Maybe you remember: it was a beautiful Tuesday morning, clear and sunny. I had spent a couple of early morning hours training with my martial arts teacher, and I was headed home to start in on my day’s obligations for my telecommuting job. I stopped at a health food store in Hamlin for a beverage – and it soon became clear that something was not right. The radio was tuned to NPR and the newspeople were still on the air, though it was now way past the time for the morning news programs.

And what they were saying made no sense.

“What… happened?” I asked the clerk.

She looked at me with a strange expression. “The World Trade Center… the towers are gone,” she said. “And the Pentagon’s been attacked.”

There was not much else to say. She rang me up, and I headed towards Honesdale. There was no flood of cars on the road, no indication of panic or a disaster. My very first thought, my main concern at that moment, was simple: “Is the Internet still up?”

Somewhat surprisingly, it was – and it didn’t take long to learn what had transpired while I was training. I had been spared the live sighting of the impact of the second plane, the one that made it obvious what was happening, the one that ripped apart all our preconceptions and let us know that we were now in a strange new world. The first plane to hit the towers could have been a fluke, a horrible accident, a tragic coincidence – but that second one spoke of planning, and malicious intent, and the possibility of more to come.

Thus began one of the worst periods of my life, and probably of yours.

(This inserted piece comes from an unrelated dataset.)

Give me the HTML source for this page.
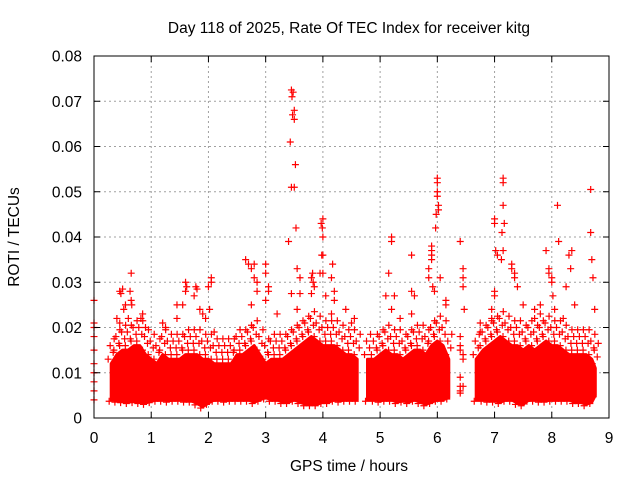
<!DOCTYPE html>
<html><head><meta charset="utf-8"><style>
body{margin:0;background:#fff;}
svg{display:block;font-family:"Liberation Sans",sans-serif;}
</style></head><body>
<svg id="chart" width="640" height="480" viewBox="0 0 640 480">
<rect width="640" height="480" fill="#fff"/>
<text x="349" y="33" font-size="15.5" text-anchor="middle">Day 118 of 2025, Rate Of TEC Index for receiver kitg</text>
<text transform="translate(19,237) rotate(-90)" font-size="15.5" text-anchor="middle">ROTI / TECUs</text>
<text x="349" y="471" font-size="15.5" text-anchor="middle">GPS time / hours</text>
<g id="grid"></g><g id="band"></g><g id="pts"></g><g id="axes"></g>
</svg>
<script>
const xTicks=[0,1,2,3,4,5,6,7,8,9];
const yTicks=[0,0.01,0.02,0.03,0.04,0.05,0.06,0.07,0.08];
const yTickLabels=["0","0.01","0.02","0.03","0.04","0.05","0.06","0.07","0.08"];
// dense core of ROTI values per time bin (three observation arcs)
const bandTimes1=[0.3,0.4,0.5,0.6,0.7,0.8,0.9,1.0,1.1,1.2,1.3,1.4,1.5,1.6,1.7,1.8,1.9,2.0,2.1,2.2,2.3,2.4,2.5,2.6,2.7,2.8,2.9,3.0,3.1,3.2,3.3,3.4,3.5,3.6,3.7,3.8,3.9,4.0,4.1,4.2,4.3,4.4,4.5,4.6];
const bandHi1=[0.012,0.014,0.015,0.015,0.016,0.016,0.014,0.013,0.012,0.014,0.013,0.013,0.013,0.014,0.014,0.014,0.013,0.013,0.012,0.012,0.012,0.012,0.014,0.014,0.015,0.016,0.014,0.012,0.013,0.013,0.013,0.014,0.015,0.016,0.017,0.018,0.017,0.016,0.016,0.016,0.015,0.014,0.014,0.013];
const bandLo1=[0.004,0.0038,0.0037,0.0035,0.0037,0.0035,0.0033,0.0037,0.004,0.004,0.0038,0.004,0.004,0.0038,0.0038,0.0032,0.0025,0.0033,0.004,0.004,0.0038,0.004,0.004,0.004,0.004,0.0035,0.004,0.0045,0.004,0.004,0.0035,0.0035,0.004,0.0035,0.003,0.003,0.003,0.0035,0.0035,0.004,0.0038,0.004,0.004,0.004];
const bandTimes2=[4.78,4.9,5.0,5.1,5.2,5.3,5.4,5.5,5.6,5.7,5.8,5.9,6.0,6.1,6.2];
const bandHi2=[0.013,0.013,0.014,0.015,0.014,0.014,0.013,0.014,0.015,0.015,0.014,0.016,0.017,0.016,0.013];
const bandLo2=[0.004,0.004,0.0038,0.004,0.004,0.0035,0.0038,0.0035,0.004,0.0035,0.003,0.0035,0.004,0.004,0.0045];
const bandTimes3=[6.68,6.8,6.9,7.0,7.1,7.2,7.3,7.4,7.5,7.6,7.7,7.8,7.9,8.0,8.1,8.2,8.3,8.4,8.5,8.6,8.7,8.76];
const bandHi3=[0.013,0.015,0.016,0.017,0.018,0.017,0.016,0.016,0.015,0.016,0.015,0.016,0.017,0.016,0.016,0.015,0.014,0.014,0.014,0.014,0.013,0.011];
const bandLo3=[0.004,0.004,0.0038,0.0038,0.0035,0.004,0.004,0.0033,0.003,0.004,0.004,0.0038,0.0038,0.004,0.004,0.004,0.004,0.0035,0.0035,0.003,0.0035,0.005];
// scattered individual points (hours, TECU/min)
const ptTimes=[0,0,0,0,0,0,0,0,0,0,0.45,0.47,0.5,0.55,0.52,0.4,0.45,0.65,0.63,0.65,0.66,0.6,0.85,0.82,0.9,1.2,1.25,1.45,1.45,1.55,1.6,1.62,1.6,1.75,1.78,1.8,1.85,1.9,1.95,2.0,2.05,2.05,2.02,2.1,2.65,2.7,2.75,2.8,2.85,2.8,2.75,2.85,3.0,3.0,3.05,3.0,3.05,3.2,3.45,3.48,3.46,3.47,3.5,3.5,3.43,3.52,3.45,3.5,3.4,3.53,3.55,3.45,3.6,3.6,3.55,3.8,3.82,3.83,3.8,3.85,3.97,4.0,3.99,4.0,3.98,4.0,3.95,4.0,4.05,4.15,4.17,4.2,4.2,4.15,4.4,4.5,4.55,
5.2,5.2,5.15,5.1,5.25,5.2,5.35,5.55,5.55,5.6,5.55,5.9,5.9,5.9,5.9,5.85,5.85,5.92,5.95,6.0,6.0,6.0,6.0,5.98,6.02,6.02,5.97,6.05,6.15,6.15,6.4,6.45,6.45,6.45,6.47,6.4,6.4,6.4,6.45,6.45,6.4,6.4,6.4,6.4,6.45,
7.0,7.0,7.02,7.05,7.12,7.15,7.15,7.15,7.17,7.13,7.15,7.3,7.3,7.35,7.35,7.4,7.5,7.9,7.95,7.95,8.0,8.0,8.02,8.1,8.12,8.3,8.35,8.33,8.25,8.4,8.68,8.68,8.7,8.72,8.75,7.0,7.0,6.95,6.95,6.75,6.75,7.7,7.7,7.8,7.8,8.05,8.2];
const ptValues=[0.026,0.021,0.02,0.018,0.015,0.012,0.01,0.008,0.006,0.004,0.028,0.0275,0.0285,0.025,0.024,0.022,0.021,0.032,0.028,0.026,0.025,0.022,0.023,0.022,0.02,0.021,0.02,0.022,0.025,0.025,0.03,0.029,0.028,0.027,0.029,0.0285,0.024,0.023,0.022,0.029,0.03,0.031,0.024,0.019,0.035,0.034,0.033,0.034,0.03,0.031,0.025,0.028,0.034,0.032,0.029,0.026,0.028,0.023,0.0725,0.072,0.071,0.067,0.066,0.068,0.061,0.056,0.051,0.051,0.039,0.042,0.033,0.0275,0.031,0.0275,0.024,0.031,0.032,0.03,0.0275,0.029,0.043,0.044,0.042,0.04,0.036,0.036,0.032,0.032,0.027,0.031,0.034,0.028,0.026,0.023,0.024,0.021,0.022,
0.040,0.039,0.032,0.027,0.027,0.024,0.022,0.036,0.028,0.027,0.023,0.038,0.037,0.036,0.035,0.033,0.031,0.029,0.028,0.053,0.052,0.05,0.049,0.045,0.047,0.046,0.042,0.031,0.026,0.025,0.039,0.033,0.031,0.029,0.024,0.018,0.016,0.015,0.014,0.013,0.009,0.007,0.006,0.0055,0.007,
0.044,0.043,0.037,0.036,0.035,0.053,0.052,0.047,0.043,0.041,0.037,0.034,0.033,0.031,0.032,0.029,0.025,0.037,0.033,0.032,0.030,0.031,0.027,0.047,0.039,0.036,0.037,0.033,0.029,0.025,0.0505,0.041,0.035,0.031,0.024,0.027,0.028,0.024,0.022,0.021,0.019,0.022,0.024,0.025,0.023,0.024,0.022];
const X0=94,X1=609,Y0=418,Y1=56;
const xs=t=>X0+(t-0)/(9-0)*(X1-X0);
const ys=v=>Y0-(v-0)/(0.08-0)*(Y0-Y1);
const NS="http://www.w3.org/2000/svg";
function mk(tag,attrs,parent){const e=document.createElementNS(NS,tag);for(const k in attrs)e.setAttribute(k,attrs[k]);parent.appendChild(e);return e;}
const grid=document.getElementById('grid'),axes=document.getElementById('axes'),band=document.getElementById('band'),pts=document.getElementById('pts');
function cross(x,y){
  const m=mk('path',{d:`M${x-3.5},${y}h7M${x},${y-3.5}v7`,stroke:'#f00','stroke-width':1.2},pts);
  
  
}
xTicks.forEach((t,i)=>{
  const x=xs(t);
  if(i>0&&i<xTicks.length-1){const g=mk('line',{x1:x,y1:Y1,x2:x,y2:Y0,stroke:'#a0a0a0','stroke-dasharray':'2,3'},grid);
  
  }
  const tk=mk('path',{d:`M${x},${Y0}v-6M${x},${Y1}v6`,stroke:'#000'},axes);
  
  
  const lb=mk('text',{x:x,y:443,'font-size':15.5,'text-anchor':'middle'},axes);lb.textContent=t;
  
  
});
yTicks.forEach((v,i)=>{
  const y=ys(v);
  if(i>0&&i<yTicks.length-1){const g=mk('line',{x1:X0,y1:y,x2:X1,y2:y,stroke:'#a0a0a0','stroke-dasharray':'2,3'},grid);
  
  }
  const tk=mk('path',{d:`M${X0},${y}h6M${X1},${y}h-6`,stroke:'#000'},axes);
  
  
  const lb=mk('text',{x:82,y:y+5.5,'font-size':15.5,'text-anchor':'end'},axes);lb.textContent=yTickLabels[i];
  
  
});
const fr=mk('rect',{x:X0,y:Y1,width:X1-X0,height:Y0-Y1,fill:'none',stroke:'#000'},axes);


[[bandTimes1,bandHi1,bandLo1],[bandTimes2,bandHi2,bandLo2],[bandTimes3,bandHi3,bandLo3]].forEach(([T,H,L])=>{
  let d='';T.forEach((t,i)=>{d+=(i?'L':'M')+xs(t).toFixed(1)+','+ys(H[i]).toFixed(1);});
  for(let i=T.length-1;i>=0;i--)d+='L'+xs(T[i]).toFixed(1)+','+ys(L[i]).toFixed(1);
  const p=mk('path',{d:d+'Z',fill:'#f00',stroke:'#f00','stroke-width':3,'stroke-linejoin':'round'},band);
  
  
  T.forEach((t,i)=>{
    const x=xs(t);
    cross(x-3,ys(H[i]+0.001));
    cross(x+2,ys(H[i]+0.0025));
    cross(x-1,ys(H[i]+0.004));
    cross(x+3,ys(H[i]+0.0055));
    cross(x-2,ys(L[i]-0.0003));
  });
});
ptTimes.forEach((t,i)=>cross(xs(t),ys(ptValues[i])));
</script>
</body></html>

But for some people, it was a glorious moment. I’m not just speaking of Osama bin Laden, Khalid Sheikh Mohammed, and the other terrorists of al Qaida. I am speaking of the people called “neoconservatives,” for whom the 9/11 attacks were nothing short of a Godsend.

The neoconservatives were (still are, though you don’t hear the term used much anymore, not in polite company at least) a group of foreign policy experts (including, among others, Richard Perle and Paul Wolfowitz) who were strongly influenced by the writings of a fellow named Leo Strauss. A good introduction to those ideas can be found in a 2003 article by Danny Postel called “Noble lies and perpetual war: Leo Strauss, the neocons, and Iraq.”

The neoconservatives did not see war as something to be avoided at all costs; indeed, they regarded it as actually beneficial to society. In its absence, Strauss argued, societies become too concerned with being comfortable – and turn weak, ineffectual, and decadent. (The profits to be realized from defense outlays are just so much icing on the cake, of course.) So 9/11 provided just the kind of energizing “Pearl Harbor moment” that the neocons thought America needed. “If we just … wage a total war,” Richard Perle wrote, “our children will sing great songs about us years from now.”

This fact has to be kept in mind when you hear people calling the “War on Terror” a “failure.” Consider the possibility that the goal was in fact to create a situation of perpetual war – if so, then the neocons have succeeded beyond their wildest expectations. All the so-called “blunders” of American policy in the Middle East, during the Bush Regime and after, from Abu Ghraib to drone attacks, actually make perfect sense: they have succeeded in keeping the region unstable, creating an unending stream of resentment and hatred towards America and the West, and guaranteeing that for generations to come someone will have good reason to come attack us.

If you want perpetual war, after all, you need a permanent and reliable supply of enemies.